Béatrice MOLLE HARAN

25 années de dispersion

C’est en 1989 que s’est mise en place la politique de dispersion pour les prisonniers basques. Cette politique fut annoncée publiquement par le ministre de la justice socialiste Enrique Mugica Herzog. Avec l’accord du lehendakari de l’époque José Antonio Ardanza (PNB) qui était à l’époque à la tête du gouvernement de Gasteiz, en coalition avec le PSE (Parti socialiste d’Euskadi). Aujourd’hui, cette politique persiste pour les 465 prisonniers basques répartis dans 76 prisons.


Parents de prisonniers basques pendant une mobilisation.. (ARGAZKI PRESS)
Parents de prisonniers basques pendant une mobilisation.. (ARGAZKI PRESS)

Ce 10 janvier prochain, la plateforme Sare appelle à manifester dans les rues de Bilbo en faveur des droits des prisonniers basques. Manifestation silencieuse et sans pancarte. La clameur sera dans les coeurs. Le thème de la manifestation sera Euskal Presoak Euskal Herrira (Les prisonniers à Euskal Herria, ahora, now, maintenant, orain !). Pour Sare, il est désormais urgent que cesse cette politique de dispersion qui représente « une double peine » pour les familles obligées de faire des milliers de kilomètres, souvent au péril de leur vie. De fait, 16 personnes sont mortes sur les routes depuis la mise en place de cette politique de dispersion.

 Condamnation du Parlement Européen

La politique de dispersion du gouvernement espagnol appliquée aux prisonniers basques a été condamnée par le Parlement Européen le 19 janvier 1996. Lors de ce vote, le PSOE et le PP avaient voté contre cette condamnation. Amnesty International demandera en 1999 la fin de la dispersion, comme dernièrement le Parlement Basque de Gasteiz qui s’est prononcé dans ce sens (PNB et Bildu) avec les votes contre du PSE, PP et UPyD. L’argument juridique mis en avant par  les tenants de la fin de la dispersion est que la propre constitution espagnole stipule que tout prisonnier a le droit de purger sa peine près de sa famille et de son environnement social afin de faciliter ses possibilités de réinsertion à sa sortie.

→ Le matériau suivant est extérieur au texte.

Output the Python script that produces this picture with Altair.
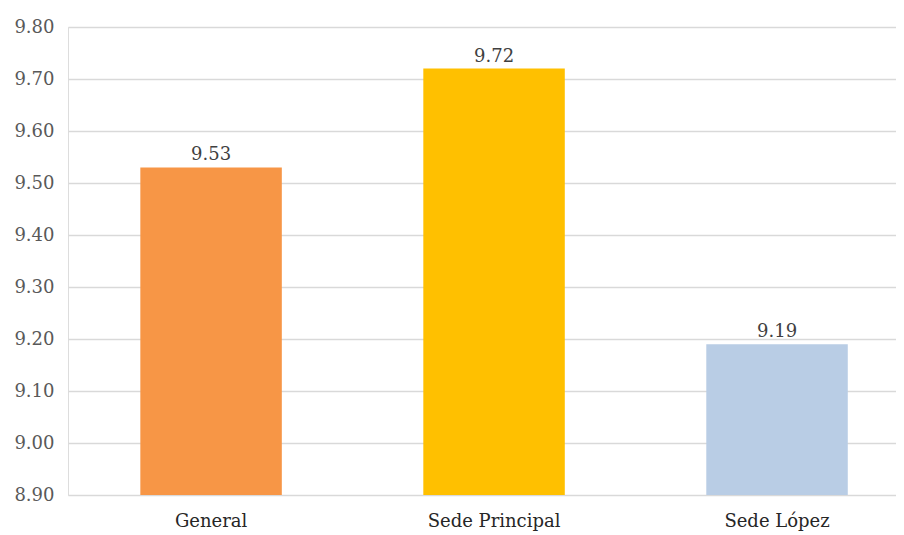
import altair as alt
import pandas as pd

categories = ["General", "Sede Principal", "Sede López"]
values = [9.53, 9.72, 9.19]
colors = ["#F79646", "#FFC000", "#B9CDE5"]
y_ticks = [8.9, 9.0, 9.1, 9.2, 9.3, 9.4, 9.5, 9.6, 9.7, 9.8]

df = pd.DataFrame({"cat": categories, "val": values, "color": colors})
FONT = "DejaVu Serif"

x = alt.X("cat:N", sort=categories, title=None,
          scale=alt.Scale(paddingInner=0.5, paddingOuter=0.213, align=0.6),
          axis=alt.Axis(labelAngle=0, ticks=False, domain=False, labelFont=FONT,
                        labelFontSize=18, labelColor="#262626", labelPadding=17))
y = alt.Y("val:Q", title=None,
          scale=alt.Scale(domain=[8.9, 9.8], zero=False, nice=False),
          axis=alt.Axis(values=y_ticks, format=".2f", ticks=False, domain=False,
                        labelFont=FONT, labelFontSize=18, labelColor="#595959",
                        labelPadding=14, gridColor="#D9D9D9", gridWidth=1.5))

base = alt.Chart(df)
bars = base.mark_bar().encode(
    x=x, y=y, y2=alt.datum(8.9),
    color=alt.Color("color:N", scale=None),
)
labels = base.mark_text(dy=-3, baseline="bottom", font=FONT, fontSize=18,
                        color="#404040").encode(
    x=alt.X("cat:N", sort=categories),
    y="val:Q",
    text=alt.Text("val:Q", format=".2f"),
)

chart = (bars + labels).properties(
    width=828, height=468,
    padding={"left": 60, "top": 19, "right": 0, "bottom": 40},
    autosize="none",
).configure_view(stroke=None).configure(background="white")

chart.save("out.html", embed_options={"renderer": "svg", "actions": False})
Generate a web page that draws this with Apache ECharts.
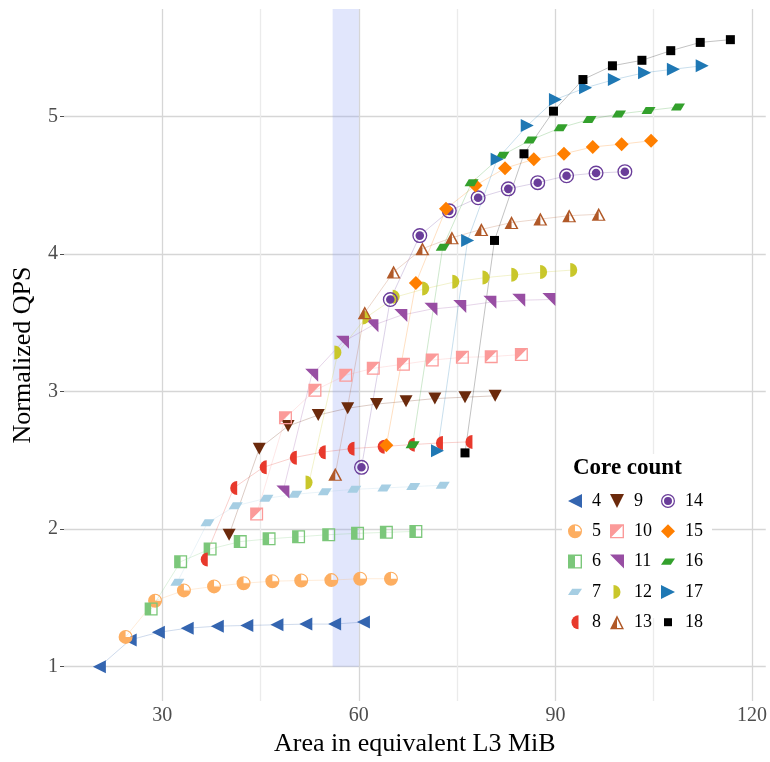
<!DOCTYPE html>
<html>
<head>
<meta charset="utf-8">
<script src="https://cdn.jsdelivr.net/npm/echarts@6/dist/echarts.min.js"></script>
<style>
  html, body { margin: 0; padding: 0; background: #fff; }
  #chart { width: 770px; height: 762px; }
</style>
</head>
<body>
<div id="chart"></div>
<script>
// core counts (legend entries)
const cores = ["4", "5", "6", "7", "8", "9", "10", "11", "12", "13", "14", "15", "16", "17", "18"];

// area (equivalent L3 MiB) and normalized QPS per core count
const area4 = [20.4, 25.1, 29.4, 33.8, 38.4, 42.9, 47.5, 51.9, 56.3, 60.7];
const qps4 = [1.0, 1.195, 1.25, 1.28, 1.295, 1.3, 1.305, 1.31, 1.31, 1.325];
const area5 = [24.4, 28.9, 33.3, 37.9, 42.4, 46.8, 51.2, 55.8, 60.2, 64.9];
const qps5 = [1.217, 1.48, 1.555, 1.584, 1.607, 1.622, 1.627, 1.63, 1.64, 1.64];
const area6 = [28.3, 32.8, 37.3, 41.9, 46.3, 50.8, 55.4, 59.8, 64.2, 68.7];
const qps6 = [1.42, 1.764, 1.856, 1.91, 1.93, 1.945, 1.96, 1.97, 1.977, 1.984];
const area7 = [32.3, 36.9, 41.2, 45.9, 50.3, 54.8, 59.3, 63.9, 68.3, 72.8];
const qps7 = [1.615, 2.047, 2.17, 2.225, 2.254, 2.273, 2.29, 2.3, 2.31, 2.32];
const area8 = [36.4, 40.9, 45.4, 50.0, 54.4, 58.8, 63.4, 68.0, 72.3, 76.8];
const qps8 = [1.78, 2.3, 2.45, 2.52, 2.56, 2.586, 2.6, 2.615, 2.627, 2.635];
const area9 = [40.2, 44.8, 49.2, 53.8, 58.3, 62.7, 67.2, 71.6, 76.2, 80.8];
const qps9 = [1.96, 2.586, 2.75, 2.83, 2.88, 2.91, 2.93, 2.95, 2.96, 2.97];
const area10 = [44.4, 48.8, 53.3, 58.0, 62.2, 66.8, 71.2, 75.8, 80.2, 84.8];
const qps10 = [2.11, 2.81, 3.01, 3.12, 3.17, 3.2, 3.23, 3.25, 3.255, 3.27];
const area11 = [48.4, 52.8, 57.5, 62.0, 66.4, 71.0, 75.4, 80.0, 84.4, 89.0];
const qps11 = [2.27, 3.12, 3.36, 3.48, 3.555, 3.6, 3.62, 3.65, 3.665, 3.67];
const area12 = [52.4, 56.8, 61.1, 65.7, 70.2, 74.8, 79.4, 83.8, 88.2, 92.8];
const qps12 = [2.34, 3.285, 3.54, 3.69, 3.75, 3.8, 3.83, 3.85, 3.87, 3.885];
const area13 = [56.4, 60.9, 65.3, 69.7, 74.2, 78.7, 83.3, 87.7, 92.1, 96.6];
const qps13 = [2.4, 3.575, 3.87, 4.04, 4.12, 4.18, 4.23, 4.255, 4.28, 4.29];
const area14 = [60.4, 64.8, 69.3, 73.8, 78.2, 82.8, 87.3, 91.7, 96.2, 100.6];
const qps14 = [2.45, 3.67, 4.135, 4.315, 4.41, 4.475, 4.52, 4.57, 4.59, 4.6];
const area15 = [64.2, 68.7, 73.3, 77.8, 82.3, 86.7, 91.3, 95.7, 100.1, 104.6];
const qps15 = [2.61, 3.79, 4.33, 4.5, 4.625, 4.69, 4.73, 4.78, 4.8, 4.825];
const area16 = [68.2, 72.8, 77.2, 81.9, 86.2, 90.8, 95.2, 99.7, 104.2, 108.7];
const qps16 = [2.615, 4.05, 4.52, 4.72, 4.83, 4.92, 4.98, 5.02, 5.045, 5.07];
const area17 = [72.0, 76.6, 81.1, 85.7, 90.0, 94.6, 99.0, 103.6, 108.0, 112.4];
const qps17 = [2.57, 4.1, 4.69, 4.935, 5.125, 5.21, 5.27, 5.32, 5.345, 5.37];
const area18 = [76.2, 80.7, 85.2, 89.7, 94.2, 98.7, 103.2, 107.6, 112.1, 116.7];
const qps18 = [2.555, 4.1, 4.73, 5.04, 5.27, 5.37, 5.41, 5.48, 5.54, 5.56];

const areas = [area4, area5, area6, area7, area8, area9, area10, area11, area12, area13, area14, area15, area16, area17, area18];
const qpss = [qps4, qps5, qps6, qps7, qps8, qps9, qps10, qps11, qps12, qps13, qps14, qps15, qps16, qps17, qps18];

// y tick labels
const yTicks = [1, 2, 3, 4, 5];

// highlighted band on the x axis
const bandStart = 56;
const bandEnd = 60;

const colors = [
  "#3465b0", "#fdae61", "#7bc77a", "#a6cee3", "#e8392c",
  "#6b2a0c", "#fb9a99", "#984ea3", "#c9c72b", "#b15928",
  "#6a3d9a", "#ff7f00", "#33a02c", "#1f78b4", "#000000",
];

const ring = "M10,0A10,10 0 1,1 10,20A10,10 0 1,1 10,0Z";
const sqFrame = "M0,0H20V20H0Z M2,2V18H18V2Z";
const symbols = [
  "path://M0,10L20,0L20,20Z",
  "path://" + ring + " M10,1.6A8.4,8.4 0 1,0 10,18.4A8.4,8.4 0 1,0 10,1.6Z M10,10L10,1.6A8.4,8.4 0 1,0 18.4,10Z",
  "path://" + sqFrame + " M2,2H10V18H2Z",
  "path://M6,0H20L14,9H0Z",
  "path://M10,0A10,10 0 0,0 10,20Z",
  "path://M0,0H20L10,20Z",
  "path://" + sqFrame + " M2,2H18L2,18Z",
  "path://M0,0H20V20Z",
  "path://M10,0A10,10 0 0,1 10,20Z",
  "path://M10,0L20,20H0Z M10,4.6L3.3,18.4H16.7Z M10,4.6V18.4H3.3Z",
  "path://" + ring + " M10,1.8A8.2,8.2 0 1,0 10,18.2A8.2,8.2 0 1,0 10,1.8Z M10,4.3A5.7,5.7 0 1,1 10,15.7A5.7,5.7 0 1,1 10,4.3Z",
  "diamond",
  "path://M6,0H20L14,9H0Z",
  "path://M0,0L20,10L0,20Z",
  "rect",
];
const sizes = [
  [13, 13], 14, 13, [14, 7], [7, 14],
  [13, 12], 13, [13, 13], [7, 14], [14, 13],
  15, 14, [14, 7], [13, 13], 9,
];
const legendIcons = symbols.slice();
legendIcons[14] = "path://M0,0L0,0M14,14L14,14M3,3H11V11H3Z";

const font = "Liberation Serif";

const chart = echarts.init(document.getElementById("chart"));

const pairs = (i) => areas[i].map((a, k) => [a, qpss[i][k]]);

const lineSeries = cores.map((c, i) => ({
  type: "line",
  name: "line" + c,
  data: pairs(i),
  symbol: "none",
  silent: true,
  z: 1,
  lineStyle: { color: colors[i], width: 1, opacity: 0.24 },
}));
lineSeries[0].markArea = {
  silent: true,
  itemStyle: { color: "rgba(135,155,243,0.25)" },
  data: [[{ xAxis: bandStart, yAxis: 1 }, { xAxis: bandEnd, yAxis: 5.783 }]],
};

const pointSeries = cores.map((c, i) => ({
  type: "scatter",
  name: c,
  data: pairs(i),
  symbol: symbols[i],
  symbolSize: sizes[i],
  z: 2,
  itemStyle: { color: colors[i], opacity: 1 },
}));

const legendCols = [568, 610, 661];
const legends = legendCols.map((left, col) => ({
  orient: "vertical",
  left: left,
  top: 492,
  padding: 0,
  itemWidth: 14,
  itemHeight: 14,
  itemGap: 12.3,
  selectedMode: false,
  z: 4,
  textStyle: { fontFamily: font, fontSize: 18, color: "#000", padding: [0, 0, 0, 5] },
  data: cores.slice(col * 5, col * 5 + 5).map((c, k) => ({
    name: c,
    icon: legendIcons[col * 5 + k],
    itemStyle: { color: colors[col * 5 + k], opacity: 1 },
  })),
}));

const option = {
  animation: false,
  backgroundColor: "#fff",
  grid: { left: 64, right: 4, top: 9, bottom: 58 },
  xAxis: {
    type: "value",
    min: 15,
    max: 122.1,
    interval: 15,
    name: "Area in equivalent L3 MiB",
    nameLocation: "middle",
    nameGap: 28,
    nameTextStyle: { fontFamily: font, fontSize: 26, color: "#000" },
    axisLine: { show: false },
    axisTick: { show: false },
    axisLabel: {
      margin: 5,
      fontFamily: font,
      fontSize: 20,
      color: "#4d4d4d",
      showMaxLabel: false,
      formatter: (v) => (v % 30 === 0 ? String(v) : ""),
    },
    splitLine: {
      show: true,
      showMaxLine: false,
      lineStyle: {
        width: 1.3,
        color: ["rgba(0,0,0,0)", "#d6d6d6", "#ebebeb", "#d6d6d6", "#ebebeb", "#d6d6d6", "#ebebeb", "#d6d6d6"],
      },
    },
  },
  yAxis: {
    type: "value",
    min: 0.75,
    max: 5.783,
    interval: 0.25,
    name: "Normalized QPS",
    nameLocation: "middle",
    nameGap: 28,
    nameTextStyle: { fontFamily: font, fontSize: 26, color: "#000" },
    axisLine: { show: false },
    axisTick: {
      show: true,
      length: 4,
      customValues: yTicks,
      lineStyle: { color: "#4d4d4d", width: 1 },
    },
    axisLabel: {
      margin: 6,
      customValues: yTicks,
      fontFamily: font,
      fontSize: 20,
      color: "#4d4d4d",
    },
    splitLine: {
      show: true,
      lineStyle: { width: 1.3, color: "#d6d6d6" },
    },
  },
  legend: legends,
  graphic: [
    { type: "rect", left: 562, top: 454, shape: { width: 150, height: 164 }, style: { fill: "#fff" }, z: 3 },
    { type: "text", left: 573, top: 457, style: { text: "Core count", font: 'bold 23px "Liberation Serif"', fill: "#000" }, z: 5 },
  ],
  series: [...lineSeries, ...pointSeries],
};

chart.setOption(option);
</script>
</body>
</html>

Un principe rappelé par le Tribunal Européen des Droits Humains et par le chargé de la question de la torture aux Nations-Unies, Theo Van Boven, qui déclarera que la dispersion n’a pas de base juridique et s’applique de manière arbitraire. Pour Theo Van Boven, la dispersion ne permet pas aux détenus de préparer leur défense, leur avocat et famille étant éloignés, ce qui occasionne d’énormes frais et de fait constitue une discrimination. Ce que confirme le collectif Etxerat, composé de familles et d’amis des prisonniers basques : « Nous sommes punis uniquement car nous sommes les familles de prisonniers. Une punition aux nombreuses conséquences : physiques, psychologiques, sociales et familiales. Sans oublier les sommes astronomiques dépensées lors de nos déplacements qui nous font parcourir en moyenne 1500 km par semaine. » A noter aussi qu’un Livre de la Dispersion a été édité à 500 000 exemplaires. Rédigé en basque, espagnol, français et anglais, il sera distribué dans le monde entier.

 

Chiffres

456 prisonniers dans 76 prisons

356 prisonniers dans 44 prisons de l’Etat espagnol

98 prisonniers dans 28 prisons de l’Etat français

3 prisonniers basques dans 3 prisons d’Euskal Herri

1 prisonnier en Angleterre

1 prisonnier au Portugal

1 prisonnier en Allemagne

6 prisonniers en régime aménagé : prisonniers à leur domicile avec de strictes mesures de sécurité en raison de la grave maladie dont ils souffrent.